Tell me how you’re approaching playing the Tweedles.
I had this image of two tubby Victorian schoolchildren with their hands in the honey pot, and a bit Augustus Gloop and a bit Billy Bunter. I wanted to make them a bit more likeable because I think they often can be a bit annoying. They’re bit remote and I wanted them to be esoteric, but I didn’t want them to be remote. Tim talked to me about the two girls in The Shining and I remember Sleepy Hollow and he had those two girls, and also the TV show The League Of Gentlemen. So there are times when the Tweedles are very still and quiet but I suppose they’re naughty, They try and get each other into trouble a bit but they’re ultimately on the same side.
To play the Tweedles, you’re wearing a green motion-capture suit and they’re recording both your facial expressions, which we’ll see onscreen, and your body movements, which will form the basis of the CGI Tweedles. How have you found the whole green-screen experience?
It’s unusual to be acting in a big green room, in a green suit. You have to use your imagination. But then you do as an actor anyway. I love disguising myself and I love dressing up and I love the escapism of being an actor and I love looking in a mirror when I’m in full makeup as a different person and not being able to see myself. And so the idea of being shrunk or being made wider or being manipulated onscreen is, to me, very exciting. I also like the technical innovation of it. [But] I still love the fact that at the centre of that technology is human performance and [Tim Burton] is only creating via computer that which cannot be done in the real world. So even though the film is going to be visually extraordinary, it’s all about enhancing the real world. And I think that’s the right way to use this technology — to enhance rather than totally bulldoze over any truth.
I sort of gasped when I heard I was going to be in a movie with Crispin Glover because he’s a sort of mysterious man, isn’t he. An enigma. A legend. He’s George McFly. And I’ve seen that Letterman performance he did on the internet, and he’s a mystical figure. I’ve met him a few times but I’m genuinely a bit nervous to talk to him because I’m a bit in awe. He also looks younger than he did in Back To The Future. Go figure…
The film’s essentially a sequel to Alice In Wonderland, even though Lewis Carroll wrote his own.
This is a different sequel, like when they did The Exorcist, pretending that the other one hadn’t happened. The thing about Alice in Wonderland is it is a list of events, the same as in Charlie and the Chocolate Factory and when Tim did the movie, he invested it with a kind of emotional arc to the narrative about Willy Wonka’s father and childhood and the film is all the better for it, and he’s done the same here. Although he’s done something even more interesting. He’s created a new story, basically. Which is great.

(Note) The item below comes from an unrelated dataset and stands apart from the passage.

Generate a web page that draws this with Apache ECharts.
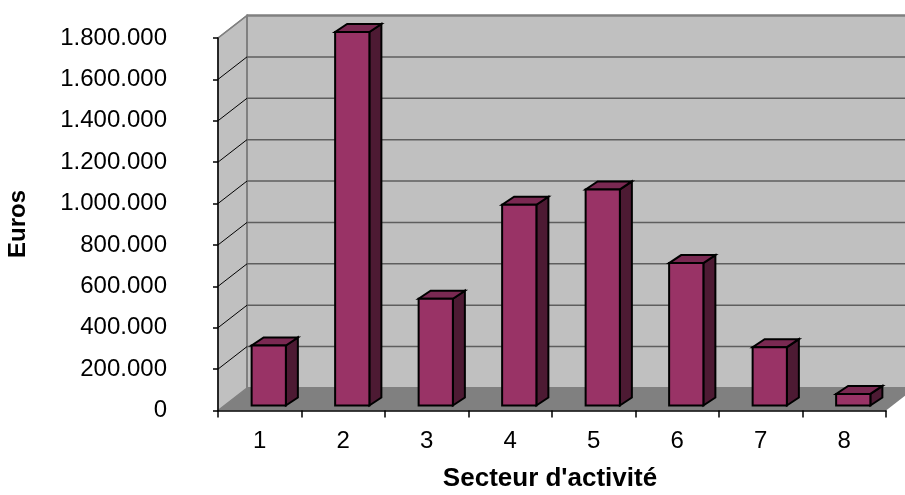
<!DOCTYPE html>
<html>
<head>
<meta charset="utf-8">
<script src="https://cdn.jsdelivr.net/npm/echarts@6/dist/echarts.min.js"></script>
<style>
html, body { margin: 0; padding: 0; background: #fff; }
#main { width: 905px; height: 495px; }
</style>
</head>
<body>
<div id="main"></div>
<script>
var categories = ['1', '2', '3', '4', '5', '6', '7', '8']; //secteurs
var values = [290000, 1805000, 516000, 970000, 1044000, 688000, 282000, 56000]; //euros
var yTicks = [0, 200000, 400000, 600000, 800000, 1000000, 1200000, 1400000, 1600000, 1800000];
var yMax = 1800000;

// profondeur 3D du plancher / murs
var DX = 29, DY = -22.5;

function fmt(v) {
	return String(v).replace(/\B(?=(\d{3})+(?!\d))/g, '.');
}

var myChart = echarts.init(document.getElementById('main'));

// murs + plancher
function renderWalls(params, api) {
	var band = api.size([1, 0])[0];
	var p0 = api.coord([0, 0]);
	var pt = api.coord([0, yMax]);
	var x0 = p0[0] - band / 2;
	var x1 = x0 + band * categories.length;
	var y0 = p0[1], yt = pt[1];
	return {
		type: 'group',
		children: [{
			type: 'polygon',
			shape: { points: [[x0, y0], [x0, yt], [x0 + DX, yt + DY], [x0 + DX, y0 + DY]] },
			style: { fill: '#c0c0c0', stroke: '#808080', lineWidth: 1.5 }
		}, {
			type: 'rect',
			shape: { x: x0 + DX, y: yt + DY, width: x1 - x0 + 40, height: y0 - yt },
			style: { fill: '#c0c0c0', stroke: '#808080', lineWidth: 2 }
		}, {
			type: 'polygon',
			shape: { points: [[x0, y0], [x1, y0], [x1 + DX, y0 + DY], [x0 + DX, y0 + DY]] },
			style: { fill: '#808080' }
		}]
	};
}

// lignes de quadrillage (mur gauche + mur du fond)
function renderGridLines(params, api) {
	var v = api.value(1);
	if (v === 0) return null;
	var band = api.size([1, 0])[0];
	var p = api.coord([0, v]);
	var x0 = p[0] - band / 2;
	var x1 = x0 + band * categories.length;
	var top = v === yMax;
	return {
		type: 'group',
		children: [{
			type: 'line',
			shape: { x1: x0, y1: p[1], x2: x0 + DX, y2: p[1] + DY },
			style: { stroke: top ? '#808080' : '#000', lineWidth: top ? 1.5 : 1 }
		}, {
			type: 'line',
			shape: { x1: x0 + DX, y1: p[1] + DY, x2: x1 + DX + 40, y2: p[1] + DY },
			style: { stroke: top ? '#808080' : '#5e5e5e', lineWidth: top ? 2 : 1.5 }
		}]
	};
}

// barres 3D
function renderBar(params, api) {
	var idx = api.value(0);
	var p = api.coord([idx, api.value(1)]);
	var p0 = api.coord([idx, 0]);
	var band = api.size([1, 0])[0];
	var w = band * 0.41;
	var cx = p[0] + 9;
	var l = cx - w / 2, r = cx + w / 2;
	var t = p[1] - 5, b = p0[1] - 5;
	var bdx = 12, bdy = -8;
	var line = { stroke: '#000', lineWidth: 2, lineJoin: 'miter' };
	return {
		type: 'group',
		children: [{
			type: 'polygon',
			shape: { points: [[r, t], [r + bdx, t + bdy], [r + bdx, b + bdy], [r, b]] },
			style: Object.assign({ fill: '#4d1a33' }, line)
		}, {
			type: 'polygon',
			shape: { points: [[l, t], [r, t], [r + bdx, t + bdy], [l + bdx, t + bdy]] },
			style: Object.assign({ fill: '#7a2952' }, line)
		}, {
			type: 'rect',
			shape: { x: l, y: t, width: w, height: b - t },
			style: Object.assign({ fill: '#993366' }, line)
		}]
	};
}

option = {
	animation: false,
	backgroundColor: '#fff',
	textStyle: { fontFamily: 'Liberation Sans, Arial, sans-serif' },
	grid: {
		left: 218,
		right: 19,
		top: 38,
		bottom: 84.5
	},
	xAxis: {
		type: 'category',
		data: categories,
		axisLine: { show: true, onZero: false, lineStyle: { color: '#000', width: 1.5 } },
		axisTick: { show: true, length: 7, lineStyle: { color: '#000', width: 1.5 } },
		axisLabel: { color: '#000', fontSize: 24, margin: 19 },
		splitLine: { show: false },
		z: 5
	},
	yAxis: {
		type: 'value',
		min: 0,
		max: yMax,
		interval: 200000,
		axisLine: { show: true, lineStyle: { color: '#000', width: 1.5 } },
		axisTick: { show: true, length: 5, lineStyle: { color: '#000', width: 1.5 } },
		axisLabel: {
			color: '#000',
			fontSize: 24,
			margin: 51,
			formatter: function(v) {
				return fmt(v);
			}
		},
		splitLine: { show: false },
		z: 5
	},
	series: [{
		name: 'murs',
		type: 'custom',
		renderItem: renderWalls,
		data: [[0, yMax]],
		z: 1,
		silent: true
	}, {
		name: 'quadrillage',
		type: 'custom',
		renderItem: renderGridLines,
		data: yTicks.map(function(v) {
			return [0, v];
		}),
		z: 2,
		silent: true
	}, {
		name: 'Euros',
		type: 'custom',
		renderItem: renderBar,
		data: values.map(function(v, i) {
			return [i, v];
		}),
		z: 3
	}],
	graphic: [{
		type: 'text',
		x: 18.5,
		y: 224,
		rotation: Math.PI / 2,
		style: {
			text: 'Euros',
			fontSize: 24,
			fontWeight: 'bold',
			fontFamily: 'Liberation Sans, Arial, sans-serif',
			fill: '#000',
			align: 'center',
			verticalAlign: 'middle'
		}
	}, {
		type: 'text',
		x: 550,
		y: 479,
		style: {
			text: "Secteur d'activité",
			fontSize: 26,
			fontWeight: 'bold',
			fontFamily: 'Liberation Sans, Arial, sans-serif',
			fill: '#000',
			align: 'center',
			verticalAlign: 'middle'
		}
	}]
};
myChart.setOption(option);
</script>
</body>
</html>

How have you found working with Tim?
I had, as a youngster, seen Beetlejuice and Edward Scissorhands and was familiar with his work and I don’t think there’s any actor out there who wouldn’t want to work with him. There’s obviously a really great mind at work there who has an overview on the whole thing which is quite some achievement, but what is amazing still is the ease with which he communicates and the directness. He gives you everything you need to give you what he needs without prescribing exactly how to do it, and this is a great thing as an actor. He’ll just recap the action of the scene but he doesn’t imprint on you how to do it. Never once does he stand on a set and say, “Do it like this.” He allows you an incredible about of freedom.
What do you make of Johnny Depp’s Mad Hatter?
It’s a wonderful approach to the character. What he’s doing is fantastical and heightened but I can see an absolute truth there in terms of I have met people who have this incredible nervous energy and excitement and they are both inhibited and exhibitionists at the same time, and it’s a kind of dilemma. There’s a shyness and yet an absolute delight in showing off at the same time. He makes the character very endearing, as well, the scenes I’ve seen, you’re absolutely on his side. It’s remarkable just watching him on set because he’s magnetic and everyone is drawn to him and he conducts himself with such dignity and yet he’s very accessible, everyone chats to him and he’ll chat with everyone.
What do you think about Mia Wasikowska?
She’s a brilliant actress, and she looks amazing on camera. On screen I think she’s got remarkable presence for someone so young and she kind of portrays youthfulness and worldliness at the same time. Some people just have it, they can just light up a camera. You see me on camera and I’m working my arse off, pulling faces, trying to muck about, doing all sorts of stuff. Mia just has it. A natural beauty, and grace and elegance. It’s exciting to see the birth of someone’s career, on set and onscreen.